Sehnsuchtsorte – Halbzeit mit der Jahreslosung: „Wo ist denn nun die Zukünftige?“
Haben Sie einen Ort, nach dem sie sich sehnen? Ich hatte mal einen, weit weg in Kalifornien: ich sehnte mich nach blauem Himmel im Winter, nach Blumenduft im Januar, besonders aber nach vergnügter Offenheit und der positiven Lebenseinstellung der Menschen. Dort hatte ich vieles von dem entdeckt, was mich und meine Arbeit heute ausmacht. Was damals frisch angelegt war wie in einem neuen Beet, blüht heute. Und siehe da, seit einiger Zeit sehne ich mich gar nicht mehr nach dem fernen Ort, denn nun finde und gestalte ich auch hier vergnügte Offenheit und lebendige Beziehungen, in denen jede/r sie selbst sein kann, ohne abgewertet zu werden. Ich freue mich außerdem immer und ausführlich über jedes Stück blauen Himmel und jeden Blumenduft, der mir um die Nase weht.
Wie sieht Ihr Sehnsuchtsort aus?
Wie sieht Ihr Sehnsuchtsort aus? Ist es ein Urlaubsort oder ihr Geburtsort? Der Ort, an dem Sie Ihre Lehre gemacht, Ihre Liebe gefunden haben? Der Ort, an dem Sie das Tanzbein schwingen lernten oder die Faszination von Gedichten entdeckten? Der Ort, an dem Sie Ihre Seele baumeln lassen konnten?
Was genau zieht Ihre Sehnsucht dort hin? Ein Duft, eine Farbe, die Art, wie die Menschen sich Ihnen dort zuwandten, oder wie Sie dort Sie selbst sein konnten?
Der Sehnsuchtsort von Frau B.
Ich traf Frau B. im Gottesdienst in der Nähe von Kassel. Nun ist sie 84. Bis vor wenigen Jahren kam sie regelmäßig ins ebz, um sich für ihr Ehrenamt als Leiterin eines Seniorenkreises weiterzubilden und aufzutanken. Nun ist sie gelassen in die zweite Reihe gerückt, aber: „Frau Zander, ich hab so Sehnsucht nach Orb.“ Dieser Satz lässt mich nicht mehr los, denn ich habe ihn schon oft von alten, aber auch jüngeren Menschen gehört. Ich fragte nach: Wonach sehnen Sie sich denn? „Es war immer so schön dort. Die Gemeinschaft, das gute Essen, die Natur. Ich habe immer so viel mitgenommen, auch für meine Arbeit mit den Senioren.“ Das klingt für unsere Ohren vielleicht wenig. Doch ich vermute, dies sind nur die Überschriften für viele kleine aber entscheidende Erfahrungen.
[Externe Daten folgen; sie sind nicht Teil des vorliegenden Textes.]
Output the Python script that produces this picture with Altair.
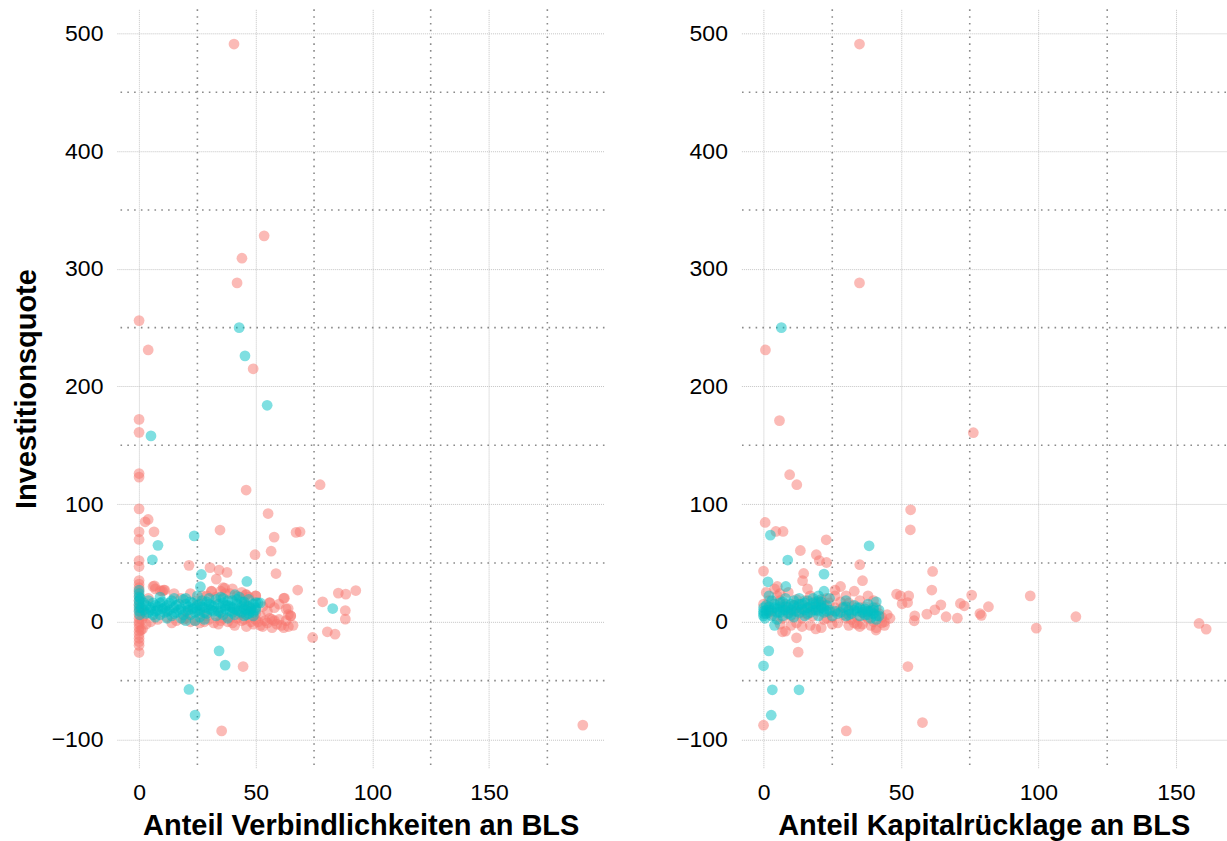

Gemeinsam mit anderen essen – für viele Alleinstehende jeden Alters eine Wohltat. Ein Erdbeertiramisu, so frisch und knallrot, dass das Herz hüpft. Ein Gedicht in einer Andacht weitet den Blick auf den Alltag. Ein Lied aus tiefster Seele gemeinsam mit anderen gesungen, verleiht Flügel. Ein Gedanke einem anderen Menschen mitgeteilt und mit neuen Gedanken nach Hause fahren.
„Die zukünftige“ ersehnen
Vielleicht können uns diese kleinen konkreten Sehnsuchtsspuren in „die zukünftige“ führen. „Denn wir haben hier keine bleibende Stadt, sondern die zukünftige suchen wir.“ (Hebr 13, 14) Spirituell und konkret. Ist Ihre Gemeinde, Ihre Gruppe, der Ort, in dem Ihre Sehnsucht bereits gestillt wird? Haben Sie die anderen schon einmal gefragt, wonach sie sich sehnen? Und haben sie schon einmal darüber nachgedacht, wie man diese Sehnsüchte erfüllen könnte, ohne weit weit weg gehen zu müssen? Die zukünftige liegt vor den Toren der Stadt. Manchmal muss man die sicheren Stadtmauern verlassen, um zu entdecken, was wirklich trägt und was wirklich satt macht. Manchmal muss man etwas heiß ersehnen, damit es nahe kommt. Ach ja, ich dachte schon immer, dass „Sehnsucht“ etwas mit suchen zu tun hat.